Given exercise
Print exactly the lines from the first one down to the line containing "US', '(i) Seattle, US'];", both ends included, with no pictures and nothing else.

— START Provided data —

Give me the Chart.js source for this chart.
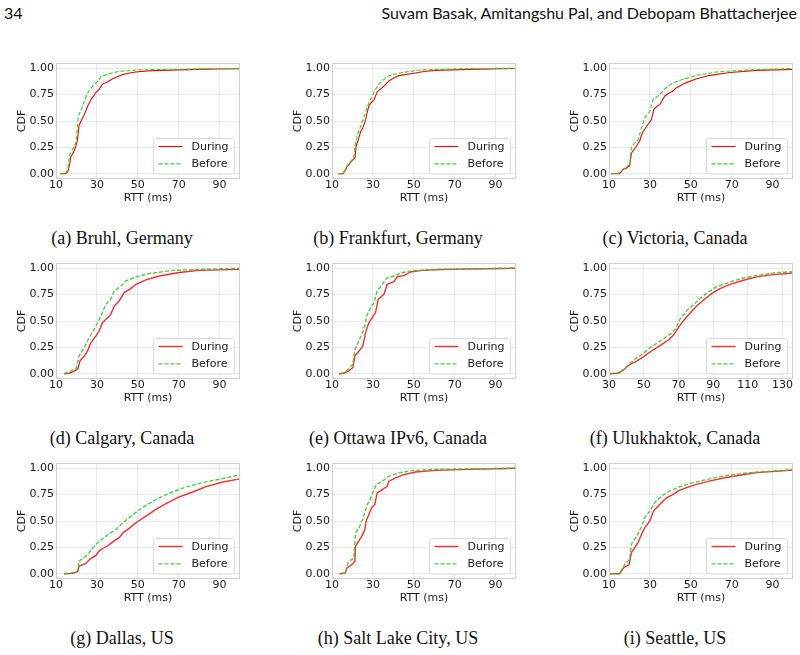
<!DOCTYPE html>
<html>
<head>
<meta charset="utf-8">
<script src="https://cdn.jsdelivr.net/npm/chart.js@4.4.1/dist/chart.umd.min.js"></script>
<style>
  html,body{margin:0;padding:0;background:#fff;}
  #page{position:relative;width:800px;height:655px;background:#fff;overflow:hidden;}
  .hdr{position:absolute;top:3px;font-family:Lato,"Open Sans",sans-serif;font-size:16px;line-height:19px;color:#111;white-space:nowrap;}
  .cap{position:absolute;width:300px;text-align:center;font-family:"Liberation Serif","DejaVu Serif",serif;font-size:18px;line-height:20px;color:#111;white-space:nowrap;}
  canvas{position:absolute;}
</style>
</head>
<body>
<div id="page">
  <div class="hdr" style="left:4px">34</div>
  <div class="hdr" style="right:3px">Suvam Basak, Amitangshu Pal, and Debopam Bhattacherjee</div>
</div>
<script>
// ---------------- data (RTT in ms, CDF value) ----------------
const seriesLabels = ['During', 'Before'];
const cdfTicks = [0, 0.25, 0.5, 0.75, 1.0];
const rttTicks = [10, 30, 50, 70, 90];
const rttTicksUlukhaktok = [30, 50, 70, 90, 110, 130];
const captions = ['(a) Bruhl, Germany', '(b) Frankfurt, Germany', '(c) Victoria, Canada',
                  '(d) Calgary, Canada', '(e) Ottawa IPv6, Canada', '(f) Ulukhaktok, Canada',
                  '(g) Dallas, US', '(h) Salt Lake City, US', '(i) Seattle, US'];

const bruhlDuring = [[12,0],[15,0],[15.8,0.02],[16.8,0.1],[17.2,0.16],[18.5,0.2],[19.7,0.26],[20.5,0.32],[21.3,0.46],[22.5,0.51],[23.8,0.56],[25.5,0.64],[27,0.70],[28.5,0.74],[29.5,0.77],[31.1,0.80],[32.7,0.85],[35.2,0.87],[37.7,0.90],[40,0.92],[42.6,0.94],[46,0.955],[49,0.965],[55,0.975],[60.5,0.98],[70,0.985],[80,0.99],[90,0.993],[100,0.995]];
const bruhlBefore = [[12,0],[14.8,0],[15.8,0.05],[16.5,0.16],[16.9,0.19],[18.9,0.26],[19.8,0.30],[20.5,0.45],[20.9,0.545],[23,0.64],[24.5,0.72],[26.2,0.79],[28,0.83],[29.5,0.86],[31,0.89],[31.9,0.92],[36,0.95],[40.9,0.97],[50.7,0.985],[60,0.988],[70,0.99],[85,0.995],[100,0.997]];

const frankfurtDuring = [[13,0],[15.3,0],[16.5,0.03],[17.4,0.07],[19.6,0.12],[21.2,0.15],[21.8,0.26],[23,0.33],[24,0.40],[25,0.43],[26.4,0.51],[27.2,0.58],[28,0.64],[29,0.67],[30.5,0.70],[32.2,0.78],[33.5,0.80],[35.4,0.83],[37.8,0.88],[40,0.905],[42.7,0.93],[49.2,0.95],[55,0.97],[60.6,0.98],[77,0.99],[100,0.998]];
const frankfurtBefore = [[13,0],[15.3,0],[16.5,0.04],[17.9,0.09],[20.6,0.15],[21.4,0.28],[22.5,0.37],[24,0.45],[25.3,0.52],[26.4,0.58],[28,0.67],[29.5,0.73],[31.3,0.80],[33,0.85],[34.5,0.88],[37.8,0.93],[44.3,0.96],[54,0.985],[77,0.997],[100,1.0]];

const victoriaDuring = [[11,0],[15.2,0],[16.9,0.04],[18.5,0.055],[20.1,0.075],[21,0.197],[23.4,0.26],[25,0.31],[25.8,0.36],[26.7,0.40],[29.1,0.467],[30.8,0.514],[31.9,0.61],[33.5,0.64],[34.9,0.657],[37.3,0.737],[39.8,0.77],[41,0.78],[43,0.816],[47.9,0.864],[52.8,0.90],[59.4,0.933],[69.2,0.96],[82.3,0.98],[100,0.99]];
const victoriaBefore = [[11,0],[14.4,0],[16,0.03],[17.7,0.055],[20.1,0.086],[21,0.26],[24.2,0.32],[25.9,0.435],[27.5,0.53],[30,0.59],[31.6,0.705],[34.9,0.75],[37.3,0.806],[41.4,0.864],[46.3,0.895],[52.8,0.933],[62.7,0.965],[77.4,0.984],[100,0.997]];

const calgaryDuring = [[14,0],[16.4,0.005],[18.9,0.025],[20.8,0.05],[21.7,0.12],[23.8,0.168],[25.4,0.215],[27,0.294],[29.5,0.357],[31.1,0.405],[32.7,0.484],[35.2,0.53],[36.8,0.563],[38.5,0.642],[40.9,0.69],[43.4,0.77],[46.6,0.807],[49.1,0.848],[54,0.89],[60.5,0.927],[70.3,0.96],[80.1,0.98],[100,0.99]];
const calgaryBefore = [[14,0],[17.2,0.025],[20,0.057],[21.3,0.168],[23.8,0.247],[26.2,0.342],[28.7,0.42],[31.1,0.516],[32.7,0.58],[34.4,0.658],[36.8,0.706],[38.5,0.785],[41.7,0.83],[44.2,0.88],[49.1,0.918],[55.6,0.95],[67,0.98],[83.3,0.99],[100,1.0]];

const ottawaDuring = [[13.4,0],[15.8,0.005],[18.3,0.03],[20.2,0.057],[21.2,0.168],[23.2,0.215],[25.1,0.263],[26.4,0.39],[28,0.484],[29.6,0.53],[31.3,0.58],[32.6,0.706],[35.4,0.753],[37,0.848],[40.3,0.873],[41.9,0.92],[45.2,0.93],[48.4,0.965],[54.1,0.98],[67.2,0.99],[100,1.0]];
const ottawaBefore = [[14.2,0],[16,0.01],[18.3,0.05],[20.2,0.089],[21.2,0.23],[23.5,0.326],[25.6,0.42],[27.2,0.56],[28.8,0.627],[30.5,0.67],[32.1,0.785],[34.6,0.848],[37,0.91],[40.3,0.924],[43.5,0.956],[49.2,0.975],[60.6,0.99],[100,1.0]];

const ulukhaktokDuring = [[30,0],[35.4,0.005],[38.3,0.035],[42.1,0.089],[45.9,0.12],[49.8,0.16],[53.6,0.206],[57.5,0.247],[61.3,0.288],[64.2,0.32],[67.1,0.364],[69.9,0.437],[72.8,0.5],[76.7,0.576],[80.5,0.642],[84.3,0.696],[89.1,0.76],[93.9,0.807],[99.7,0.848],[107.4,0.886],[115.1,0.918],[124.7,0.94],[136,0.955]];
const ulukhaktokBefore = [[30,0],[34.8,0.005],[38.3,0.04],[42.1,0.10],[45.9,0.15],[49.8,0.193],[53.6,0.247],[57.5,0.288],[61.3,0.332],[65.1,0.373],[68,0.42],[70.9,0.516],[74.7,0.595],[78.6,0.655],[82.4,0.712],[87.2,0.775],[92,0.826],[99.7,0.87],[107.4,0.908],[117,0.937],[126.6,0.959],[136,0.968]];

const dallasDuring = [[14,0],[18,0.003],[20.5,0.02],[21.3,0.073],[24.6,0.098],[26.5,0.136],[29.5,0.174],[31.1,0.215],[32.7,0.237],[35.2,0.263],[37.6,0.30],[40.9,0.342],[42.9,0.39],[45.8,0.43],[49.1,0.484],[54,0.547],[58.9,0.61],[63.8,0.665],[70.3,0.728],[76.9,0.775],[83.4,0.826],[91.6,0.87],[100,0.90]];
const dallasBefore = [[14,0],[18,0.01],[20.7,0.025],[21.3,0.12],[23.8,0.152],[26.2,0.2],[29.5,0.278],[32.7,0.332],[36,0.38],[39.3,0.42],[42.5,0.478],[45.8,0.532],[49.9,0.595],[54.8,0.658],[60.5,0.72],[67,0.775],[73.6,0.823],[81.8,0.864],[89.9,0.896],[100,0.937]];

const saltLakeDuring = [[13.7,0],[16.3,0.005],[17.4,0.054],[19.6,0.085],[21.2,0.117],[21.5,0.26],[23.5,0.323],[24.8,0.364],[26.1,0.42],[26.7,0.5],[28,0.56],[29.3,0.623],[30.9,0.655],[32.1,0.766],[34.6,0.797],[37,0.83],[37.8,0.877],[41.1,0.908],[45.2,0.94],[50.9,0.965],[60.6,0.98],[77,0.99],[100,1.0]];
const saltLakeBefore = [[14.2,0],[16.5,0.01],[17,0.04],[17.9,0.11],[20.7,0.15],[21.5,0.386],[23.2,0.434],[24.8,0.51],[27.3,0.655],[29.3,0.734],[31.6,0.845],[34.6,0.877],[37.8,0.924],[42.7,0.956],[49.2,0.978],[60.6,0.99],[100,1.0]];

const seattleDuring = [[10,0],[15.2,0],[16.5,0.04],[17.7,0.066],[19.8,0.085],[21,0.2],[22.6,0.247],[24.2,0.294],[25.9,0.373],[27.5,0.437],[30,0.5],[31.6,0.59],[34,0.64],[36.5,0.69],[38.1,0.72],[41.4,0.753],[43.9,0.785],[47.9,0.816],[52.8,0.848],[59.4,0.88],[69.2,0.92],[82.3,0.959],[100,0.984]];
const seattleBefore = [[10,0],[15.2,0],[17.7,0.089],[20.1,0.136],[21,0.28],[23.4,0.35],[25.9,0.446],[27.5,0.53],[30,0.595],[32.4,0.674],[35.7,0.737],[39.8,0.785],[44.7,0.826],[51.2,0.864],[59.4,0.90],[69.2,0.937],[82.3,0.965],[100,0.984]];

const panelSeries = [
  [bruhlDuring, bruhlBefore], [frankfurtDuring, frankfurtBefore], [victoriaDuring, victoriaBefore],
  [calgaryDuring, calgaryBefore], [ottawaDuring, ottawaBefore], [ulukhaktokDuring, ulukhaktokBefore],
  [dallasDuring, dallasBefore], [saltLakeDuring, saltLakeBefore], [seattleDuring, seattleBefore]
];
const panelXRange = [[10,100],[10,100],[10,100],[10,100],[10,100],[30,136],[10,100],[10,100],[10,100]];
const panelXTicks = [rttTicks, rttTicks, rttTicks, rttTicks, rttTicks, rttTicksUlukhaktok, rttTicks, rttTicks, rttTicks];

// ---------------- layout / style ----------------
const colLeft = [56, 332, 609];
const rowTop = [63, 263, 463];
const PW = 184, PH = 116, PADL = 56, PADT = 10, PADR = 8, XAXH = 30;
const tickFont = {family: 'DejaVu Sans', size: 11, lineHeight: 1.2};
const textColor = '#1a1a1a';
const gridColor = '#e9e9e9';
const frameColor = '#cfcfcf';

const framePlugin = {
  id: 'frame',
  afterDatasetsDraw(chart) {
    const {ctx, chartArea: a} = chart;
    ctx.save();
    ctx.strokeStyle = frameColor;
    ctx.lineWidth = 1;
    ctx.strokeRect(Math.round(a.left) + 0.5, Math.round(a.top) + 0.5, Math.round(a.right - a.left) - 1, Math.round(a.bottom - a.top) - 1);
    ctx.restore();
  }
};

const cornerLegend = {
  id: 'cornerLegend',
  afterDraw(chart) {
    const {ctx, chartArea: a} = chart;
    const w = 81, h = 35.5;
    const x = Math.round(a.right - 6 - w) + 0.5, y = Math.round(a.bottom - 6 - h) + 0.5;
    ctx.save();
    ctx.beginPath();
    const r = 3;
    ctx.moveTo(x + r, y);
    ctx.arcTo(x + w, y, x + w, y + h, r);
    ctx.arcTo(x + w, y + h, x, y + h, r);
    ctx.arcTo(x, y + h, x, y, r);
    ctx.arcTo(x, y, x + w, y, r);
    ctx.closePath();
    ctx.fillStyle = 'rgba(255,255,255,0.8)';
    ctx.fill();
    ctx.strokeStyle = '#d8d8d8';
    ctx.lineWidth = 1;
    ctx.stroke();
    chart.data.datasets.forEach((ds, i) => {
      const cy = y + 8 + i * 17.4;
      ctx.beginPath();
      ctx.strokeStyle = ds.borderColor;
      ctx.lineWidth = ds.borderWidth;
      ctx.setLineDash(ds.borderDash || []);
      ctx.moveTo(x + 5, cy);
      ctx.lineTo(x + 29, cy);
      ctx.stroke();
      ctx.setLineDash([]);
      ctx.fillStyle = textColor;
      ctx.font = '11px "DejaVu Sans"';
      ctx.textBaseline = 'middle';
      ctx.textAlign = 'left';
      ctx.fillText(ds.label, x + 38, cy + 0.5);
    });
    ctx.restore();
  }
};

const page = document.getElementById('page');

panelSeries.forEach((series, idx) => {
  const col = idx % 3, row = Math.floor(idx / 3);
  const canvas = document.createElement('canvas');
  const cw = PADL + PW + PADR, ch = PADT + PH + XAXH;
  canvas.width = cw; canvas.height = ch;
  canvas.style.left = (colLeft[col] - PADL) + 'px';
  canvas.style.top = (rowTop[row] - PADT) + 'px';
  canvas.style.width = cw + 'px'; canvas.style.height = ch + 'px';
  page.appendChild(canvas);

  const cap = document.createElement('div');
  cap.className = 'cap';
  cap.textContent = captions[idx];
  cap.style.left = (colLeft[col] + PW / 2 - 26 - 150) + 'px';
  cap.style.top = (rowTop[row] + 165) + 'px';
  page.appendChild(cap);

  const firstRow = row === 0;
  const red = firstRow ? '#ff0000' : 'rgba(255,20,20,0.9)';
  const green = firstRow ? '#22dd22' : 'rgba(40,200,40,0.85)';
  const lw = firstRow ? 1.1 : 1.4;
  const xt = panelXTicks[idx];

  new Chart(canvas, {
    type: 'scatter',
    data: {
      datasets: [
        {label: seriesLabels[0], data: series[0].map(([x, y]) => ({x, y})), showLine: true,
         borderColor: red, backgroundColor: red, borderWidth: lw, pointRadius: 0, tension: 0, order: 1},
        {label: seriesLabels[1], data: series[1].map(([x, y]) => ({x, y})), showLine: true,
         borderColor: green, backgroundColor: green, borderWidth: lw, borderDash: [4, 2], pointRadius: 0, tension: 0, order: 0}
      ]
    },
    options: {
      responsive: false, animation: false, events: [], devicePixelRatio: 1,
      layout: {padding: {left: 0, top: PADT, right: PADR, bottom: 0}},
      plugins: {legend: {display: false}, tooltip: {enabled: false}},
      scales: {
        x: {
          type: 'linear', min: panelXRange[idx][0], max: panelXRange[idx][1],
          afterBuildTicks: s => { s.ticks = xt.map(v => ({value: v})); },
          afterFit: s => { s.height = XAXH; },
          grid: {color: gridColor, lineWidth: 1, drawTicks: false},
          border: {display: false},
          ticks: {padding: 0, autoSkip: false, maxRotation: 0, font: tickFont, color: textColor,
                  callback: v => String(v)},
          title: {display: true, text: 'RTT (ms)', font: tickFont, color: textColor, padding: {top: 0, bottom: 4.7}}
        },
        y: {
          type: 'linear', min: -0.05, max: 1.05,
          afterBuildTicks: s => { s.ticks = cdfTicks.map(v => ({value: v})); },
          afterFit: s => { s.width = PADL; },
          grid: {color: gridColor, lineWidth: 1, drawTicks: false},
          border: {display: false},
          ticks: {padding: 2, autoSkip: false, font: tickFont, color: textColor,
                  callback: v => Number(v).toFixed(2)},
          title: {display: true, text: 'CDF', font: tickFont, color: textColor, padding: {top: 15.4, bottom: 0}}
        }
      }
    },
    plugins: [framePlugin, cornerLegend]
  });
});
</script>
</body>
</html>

— END Provided data —

The reply
Give me the Chart.js source for this chart.
<!DOCTYPE html>
<html>
<head>
<meta charset="utf-8">
<script src="https://cdn.jsdelivr.net/npm/chart.js@4.4.1/dist/chart.umd.min.js"></script>
<style>
  html,body{margin:0;padding:0;background:#fff;}
  #page{position:relative;width:800px;height:655px;background:#fff;overflow:hidden;}
  .hdr{position:absolute;top:3px;font-family:Lato,"Open Sans",sans-serif;font-size:16px;line-height:19px;color:#111;white-space:nowrap;}
  .cap{position:absolute;width:300px;text-align:center;font-family:"Liberation Serif","DejaVu Serif",serif;font-size:18px;line-height:20px;color:#111;white-space:nowrap;}
  canvas{position:absolute;}
</style>
</head>
<body>
<div id="page">
  <div class="hdr" style="left:4px">34</div>
  <div class="hdr" style="right:3px">Suvam Basak, Amitangshu Pal, and Debopam Bhattacherjee</div>
</div>
<script>
// ---------------- data (RTT in ms, CDF value) ----------------
const seriesLabels = ['During', 'Before'];
const cdfTicks = [0, 0.25, 0.5, 0.75, 1.0];
const rttTicks = [10, 30, 50, 70, 90];
const rttTicksUlukhaktok = [30, 50, 70, 90, 110, 130];
const captions = ['(a) Bruhl, Germany', '(b) Frankfurt, Germany', '(c) Victoria, Canada',
                  '(d) Calgary, Canada', '(e) Ottawa IPv6, Canada', '(f) Ulukhaktok, Canada',
                  '(g) Dallas, US', '(h) Salt Lake City, US', '(i) Seattle, US'];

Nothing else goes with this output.